Source: R/truefind_asymptotic.R
compute_detection_probability.Rd

Calculates the probability that a true subgroup with given hazard ratio will be detected using the ForestSearch consistency-based criteria.

Usage

compute_detection_probability(
  theta,
  n_sg,
  prop_cens = 0.3,
  hr_threshold = 1.25,
  hr_consistency = 1,
  method = c("cubature", "monte_carlo"),
  n_mc = 100000L,
  tol = 1e-04,
  verbose = FALSE
)

Arguments

theta

Numeric. True hazard ratio in the subgroup. Can be a vector for computing detection probability across multiple HR values.

n_sg

Integer. Subgroup sample size.

prop_cens

Numeric. Proportion censored (0-1). Default: 0.3

hr_threshold

Numeric. HR threshold for detection (e.g., 1.25).
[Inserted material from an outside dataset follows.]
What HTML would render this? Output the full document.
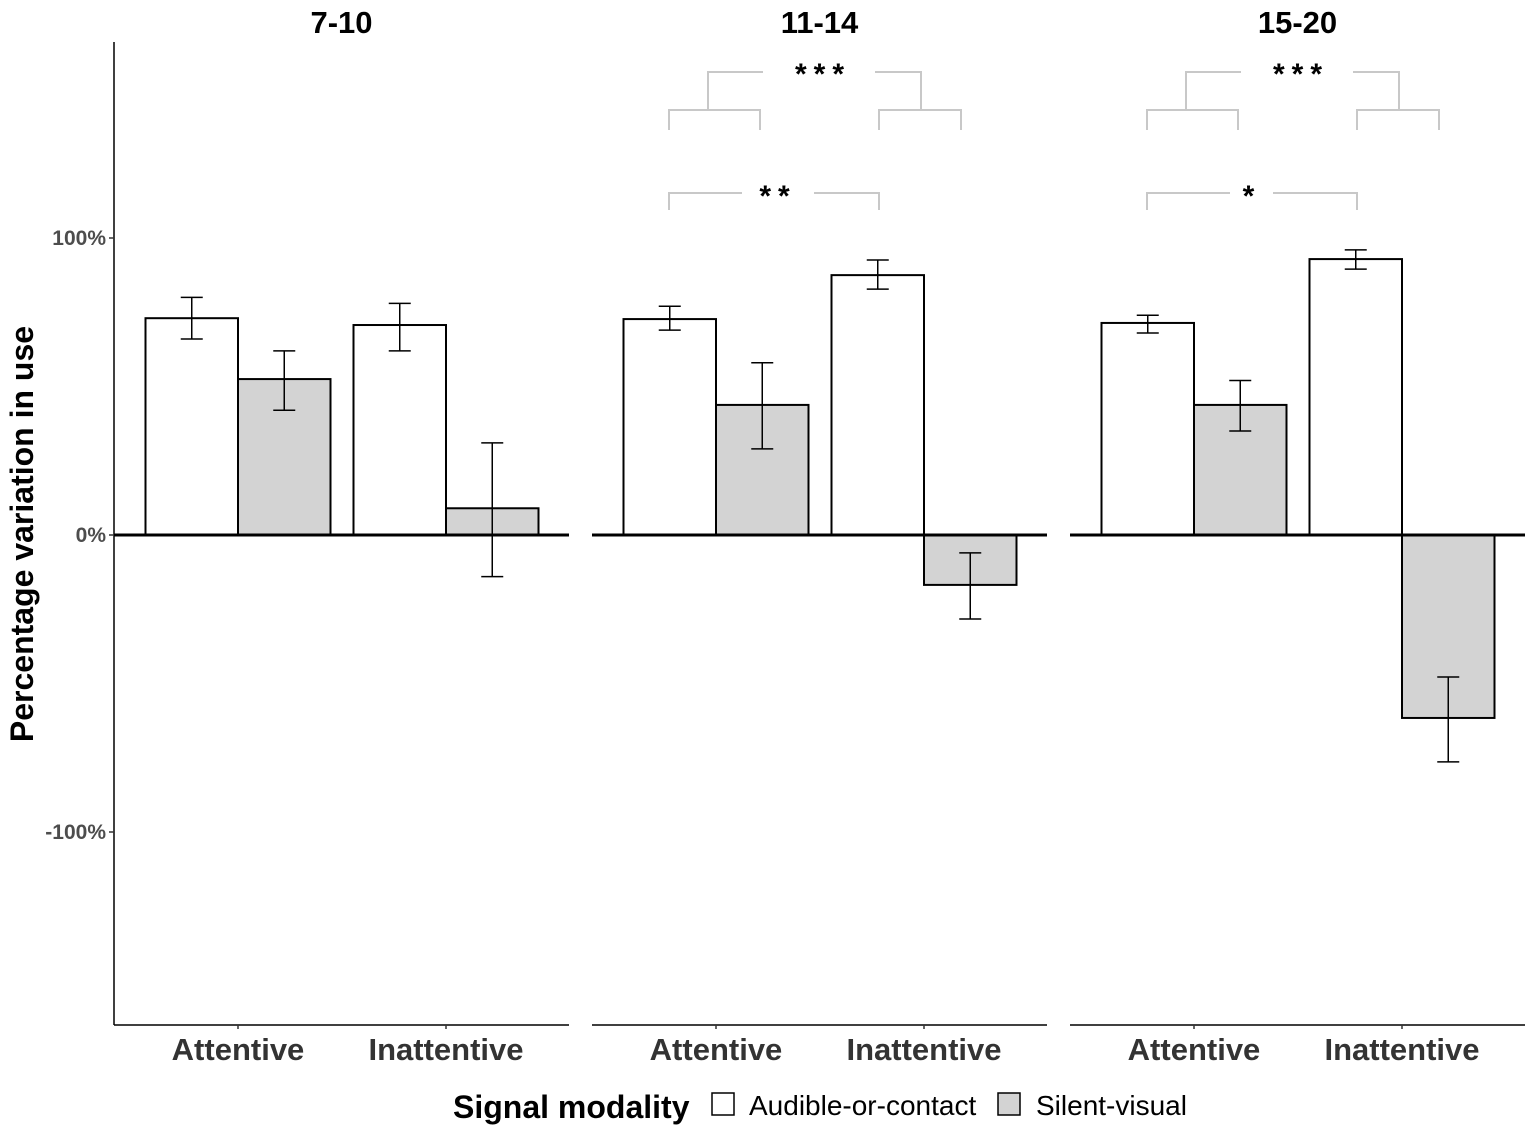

This is the threshold that the average HR across splits must exceed.

hr_consistency

Numeric. HR consistency threshold (e.g., 1.0). This is the threshold each individual split must exceed. Default: 1.0

method

Character. Integration method: "cubature" (recommended for accuracy) or "monte_carlo" (faster for exploration). Default: "cubature"

n_mc

Integer. Number of Monte Carlo samples if method = "monte_carlo". Default: 100000

tol

Numeric. Relative tolerance for cubature integration. Default: 1e-4

verbose

Logical. Print progress for vector inputs. Default: FALSE

Value

If theta is scalar, returns a single probability. If theta is a vector, returns a data.frame with columns: theta, probability.

Details

This function computes P(detect | theta) using the asymptotic normal approximation for the log hazard ratio estimator. The detection criterion is based on ForestSearch's split-sample consistency evaluation:

  1. The subgroup HR estimate must exceed hr_threshold on average

  2. Each split-half must individually exceed hr_consistency

The approximation assumes:

  • Large sample sizes (CLT applies)

  • Var(log(HR)) ~ 4/d per treatment arm

  • Independence between split-halves (conditional on true effect)

Examples

if (FALSE) { # \dontrun{
# Single HR value
prob <- compute_detection_probability(
  theta = 1.5,
  n_sg = 60,
  prop_cens = 0.2,
  hr_threshold = 1.25
)

# Vector of HR values for power curve
hr_values <- seq(1.0, 2.5, by = 0.1)
results <- compute_detection_probability(
  theta = hr_values,
  n_sg = 60,
  prop_cens = 0.2,
  hr_threshold = 1.25,
  verbose = TRUE
)

# Plot detection probability curve
plot(results$theta, results$probability, type = "l",
     xlab = "True HR", ylab = "P(detect)")
} # }